Cyclin-dependent kinase inhibitors in maize endosperm and their potential role in endoreduplication.

Two maize (Zea mays) cyclin-dependent kinase (CDK) inhibitors, Zeama;KRP;1 and Zeama;KRP;2, were characterized and shown to be expressed in developing endosperm. Similar to the CDK inhibitors in Arabidopsis (Arabidopsis thaliana) and tobacco (Nicotiana tabacum), the maize proteins contain a carboxy-terminal region related to the inhibitory domain of the mammalian Cip/Kip inhibitors. Zeama;KRP;1 is present in the endosperm between 7 and 21 d after pollination, a period that encompasses the onset of endoreduplication, while the Zeama;KRP;2 protein declines during this time. Nevertheless, Zeama;KRP;1 accounts for only part of the CDK inhibitory activity that peaks coincident with the endoreduplication phase of endosperm development. In vitro assays showed that Zeama;KRP;1 and Zeama;KRP;2 are able to inhibit endosperm Cdc2-related CKD activity that associates with p13(Suc1). They were also shown to specifically inhibit cyclin A1;3- and cyclin D5;1-associated CDK activities, but not cyclin B1;3/CDK. Overexpression of Zeama;KRP;1 in maize embryonic calli that ectopically expressed the wheat dwarf virus RepA protein, which counteracts retinoblastoma-related protein function, led to an additional round of DNA replication without nuclear division.
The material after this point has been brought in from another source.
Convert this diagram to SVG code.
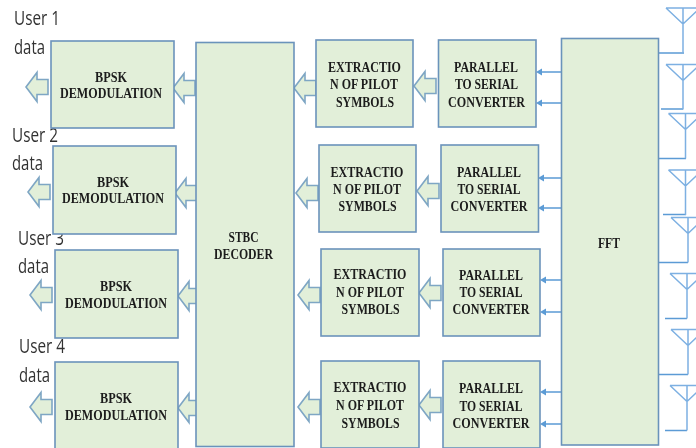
<svg xmlns="http://www.w3.org/2000/svg" width="696" height="448" viewBox="0 0 696 448">
<style>
.b{fill:#e2efd9;stroke:#6b93bb;stroke-width:1.6}
.a{fill:#e2efd9;stroke:#7ea6c4;stroke-width:1.6}
.w{fill:none;stroke:#7db0e2;stroke-width:1.5}
.f{fill:none;stroke:#5b9bd5;stroke-width:1.5}
.s{fill:#5b9bd5;stroke:none}
.t{font-family:"Liberation Serif",serif;font-size:14.500px;font-weight:bold;fill:#1c1c1c;text-anchor:middle}
.u{font-family:"Open Sans","Liberation Sans",sans-serif;font-size:20px;fill:#333}
</style>
<defs>
<filter id="soft" x="-2%" y="-2%" width="104%" height="104%"><feGaussianBlur stdDeviation="0.45"/></filter>
<path id="bl" d="M0 0L11 -14.5V-7.5H22V7.5H11V14.5Z"/>
<path id="ant" d="M0 0H34M17 16L0 0M17 16L34 0M17 0V45"/>
<path id="sm" d="M0 0L6 -3.5V3.5Z"/>
</defs>
<g filter="url(#soft)">
<g id="connectors">
<use href="#bl" class="a" x="26" y="87"/><use href="#bl" class="a" x="173" y="88"/><use href="#bl" class="a" x="294" y="88"/><use href="#bl" class="a" x="414" y="86"/>
<use href="#bl" class="a" x="28" y="192"/><use href="#bl" class="a" x="175" y="193"/><use href="#bl" class="a" x="296" y="193"/><use href="#bl" class="a" x="417" y="191"/>
<use href="#bl" class="a" x="30" y="295"/><use href="#bl" class="a" x="178" y="296"/><use href="#bl" class="a" x="298" y="295"/><use href="#bl" class="a" x="419" y="293"/>
<use href="#bl" class="a" x="30" y="407"/><use href="#bl" class="a" x="178" y="408"/><use href="#bl" class="a" x="298" y="407"/><use href="#bl" class="a" x="419" y="405"/>
<path class="f" d="M561 72H541M561 103H541M561 178H543M561 208H543M561 280H545M561 312H545M561 392H545M561 424H545"/>
<g>
<use href="#sm" class="s" x="536" y="72"/><use href="#sm" class="s" x="536" y="103"/><use href="#sm" class="s" x="538" y="178"/><use href="#sm" class="s" x="538" y="208"/>
<use href="#sm" class="s" x="540" y="280"/><use href="#sm" class="s" x="540" y="312"/><use href="#sm" class="s" x="540" y="392"/><use href="#sm" class="s" x="540" y="424"/>
</g>
<path class="f" d="M655 53H684M661 109H683M659 158.500H686M663 214.500H686M659 262.500H688M665 318.500H687M659 374.500H688M665 430.500H687"/>
</g>
<g id="antennas">
<use href="#ant" class="w" x="666" y="8"/><use href="#ant" class="w" x="666" y="64.500"/><use href="#ant" class="w" x="668.500" y="113.500"/><use href="#ant" class="w" x="668.500" y="170"/>
<use href="#ant" class="w" x="671" y="217.500"/><use href="#ant" class="w" x="670" y="273.500"/><use href="#ant" class="w" x="671" y="329.500"/><use href="#ant" class="w" x="670" y="385.500"/>
</g>
<g id="user-labels">
<text class="u" x="14" y="25" textLength="46" lengthAdjust="spacingAndGlyphs">User 1</text><text class="u" x="14" y="54" textLength="31" lengthAdjust="spacingAndGlyphs">data</text>
<text class="u" x="12" y="142" textLength="46" lengthAdjust="spacingAndGlyphs">User 2</text><text class="u" x="12" y="170" textLength="31" lengthAdjust="spacingAndGlyphs">data</text>
<text class="u" x="18" y="245" textLength="46" lengthAdjust="spacingAndGlyphs">User 3</text><text class="u" x="18" y="273" textLength="31" lengthAdjust="spacingAndGlyphs">data</text>
<text class="u" x="19" y="353" textLength="46" lengthAdjust="spacingAndGlyphs">User 4</text><text class="u" x="19" y="382" textLength="31" lengthAdjust="spacingAndGlyphs">data</text>
</g>
<g id="bpsk1"><rect class="b" x="51" y="41" width="123" height="87"/><text class="t" x="111" y="81.500" textLength="32" lengthAdjust="spacingAndGlyphs">BPSK</text><text class="t" x="111" y="98" textLength="102" lengthAdjust="spacingAndGlyphs">DEMODULATION</text></g>
<g id="bpsk2"><rect class="b" x="53" y="146" width="123" height="88"/><text class="t" x="113" y="186.500" textLength="32" lengthAdjust="spacingAndGlyphs">BPSK</text><text class="t" x="113" y="203" textLength="102" lengthAdjust="spacingAndGlyphs">DEMODULATION</text></g>
<g id="bpsk3"><rect class="b" x="55" y="250" width="123" height="88"/><text class="t" x="116" y="291" textLength="32" lengthAdjust="spacingAndGlyphs">BPSK</text><text class="t" x="116" y="308" textLength="102" lengthAdjust="spacingAndGlyphs">DEMODULATION</text></g>
<g id="bpsk4"><rect class="b" x="55" y="362" width="123" height="90"/><text class="t" x="116" y="403" textLength="32" lengthAdjust="spacingAndGlyphs">BPSK</text><text class="t" x="116" y="420" textLength="102" lengthAdjust="spacingAndGlyphs">DEMODULATION</text></g>
<g id="stbc"><rect class="b" x="196" y="42.500" width="98" height="404"/><text class="t" x="243.500" y="242" textLength="30" lengthAdjust="spacingAndGlyphs">STBC</text><text class="t" x="243.500" y="259" textLength="59" lengthAdjust="spacingAndGlyphs">DECODER</text></g>
<g id="extract1"><rect class="b" x="316" y="40" width="97" height="87"/><text class="t" x="364.500" y="72" textLength="73" lengthAdjust="spacingAndGlyphs">EXTRACTIO</text><text class="t" x="364" y="89" textLength="68" lengthAdjust="spacingAndGlyphs">N OF PILOT</text><text class="t" x="365" y="107" textLength="58" lengthAdjust="spacingAndGlyphs">SYMBOLS</text></g>
<g id="extract2"><rect class="b" x="319" y="145" width="97" height="87"/><text class="t" x="367" y="177" textLength="73" lengthAdjust="spacingAndGlyphs">EXTRACTIO</text><text class="t" x="367" y="194" textLength="68" lengthAdjust="spacingAndGlyphs">N OF PILOT</text><text class="t" x="367.500" y="211" textLength="58" lengthAdjust="spacingAndGlyphs">SYMBOLS</text></g>
<g id="extract3"><rect class="b" x="321" y="249" width="98" height="87"/><text class="t" x="370" y="279" textLength="73" lengthAdjust="spacingAndGlyphs">EXTRACTIO</text><text class="t" x="370" y="297" textLength="68" lengthAdjust="spacingAndGlyphs">N OF PILOT</text><text class="t" x="370.500" y="314" textLength="58" lengthAdjust="spacingAndGlyphs">SYMBOLS</text></g>
<g id="extract4"><rect class="b" x="321" y="361" width="98" height="87"/><text class="t" x="370" y="392" textLength="73" lengthAdjust="spacingAndGlyphs">EXTRACTIO</text><text class="t" x="370" y="410" textLength="68" lengthAdjust="spacingAndGlyphs">N OF PILOT</text><text class="t" x="370.500" y="428" textLength="58" lengthAdjust="spacingAndGlyphs">SYMBOLS</text></g>
<g id="p2s1"><rect class="b" x="438.500" y="40" width="97.500" height="87"/><text class="t" x="486" y="72" textLength="64" lengthAdjust="spacingAndGlyphs">PARALLEL</text><text class="t" x="486.500" y="89" textLength="63" lengthAdjust="spacingAndGlyphs">TO SERIAL</text><text class="t" x="486.500" y="107" textLength="77" lengthAdjust="spacingAndGlyphs">CONVERTER</text></g>
<g id="p2s2"><rect class="b" x="441" y="145" width="97.500" height="87"/><text class="t" x="489" y="177" textLength="64" lengthAdjust="spacingAndGlyphs">PARALLEL</text><text class="t" x="489" y="194" textLength="63" lengthAdjust="spacingAndGlyphs">TO SERIAL</text><text class="t" x="489" y="211" textLength="77" lengthAdjust="spacingAndGlyphs">CONVERTER</text></g>
<g id="p2s3"><rect class="b" x="443" y="249" width="97" height="87"/><text class="t" x="491" y="280" textLength="64" lengthAdjust="spacingAndGlyphs">PARALLEL</text><text class="t" x="491" y="297" textLength="63" lengthAdjust="spacingAndGlyphs">TO SERIAL</text><text class="t" x="491" y="314" textLength="77" lengthAdjust="spacingAndGlyphs">CONVERTER</text></g>
<g id="p2s4"><rect class="b" x="443" y="361" width="97" height="87"/><text class="t" x="491" y="393" textLength="64" lengthAdjust="spacingAndGlyphs">PARALLEL</text><text class="t" x="491" y="411" textLength="63" lengthAdjust="spacingAndGlyphs">TO SERIAL</text><text class="t" x="491" y="428" textLength="77" lengthAdjust="spacingAndGlyphs">CONVERTER</text></g>
<g id="fft"><rect class="b" x="561.500" y="38.500" width="97" height="406.500"/><text class="t" x="609" y="248" textLength="22" lengthAdjust="spacingAndGlyphs">FFT</text></g>
</g>
</svg>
A dominant negative mutant of cyclin-dependent kinase A reduces endoreduplication but not cell size or gene expression in maize endosperm.

Cells in maize (Zea mays) endosperm undergo multiple cycles of endoreduplication, with some attaining DNA contents as high as 96C and 192C. Genome amplification begins around 10 d after pollination, coincident with cell enlargement and the onset of starch and storage protein accumulation. Although the role of endoreduplication is unclear, it is thought to provide a mechanism that increases cell size and enhances gene expression. To investigate this process, we reduced endoreduplication in transgenic maize endosperm by ectopically expressing a gene encoding a dominant negative mutant form of cyclin-dependent kinase A. This gene was regulated by the 27-kD gamma-zein promoter, which restricted synthesis of the defective enzyme to the endoreduplication rather than the mitotic phase of endosperm development. Overexpression of a wild-type cyclin-dependent kinase A increased enzyme activity but had no effect on endoreduplication. By contrast, ectopic expression of the defective enzyme lowered kinase activity and reduced by half the mean C-value and total DNA content of endosperm nuclei. The lower level of endoreduplication did not affect cell size and only slightly reduced starch and storage protein accumulation. There was little difference in the level of endosperm gene expression with high and low levels of endoreduplication, suggesting that this process may not enhance transcription of genes associated with starch and storage protein synthesis.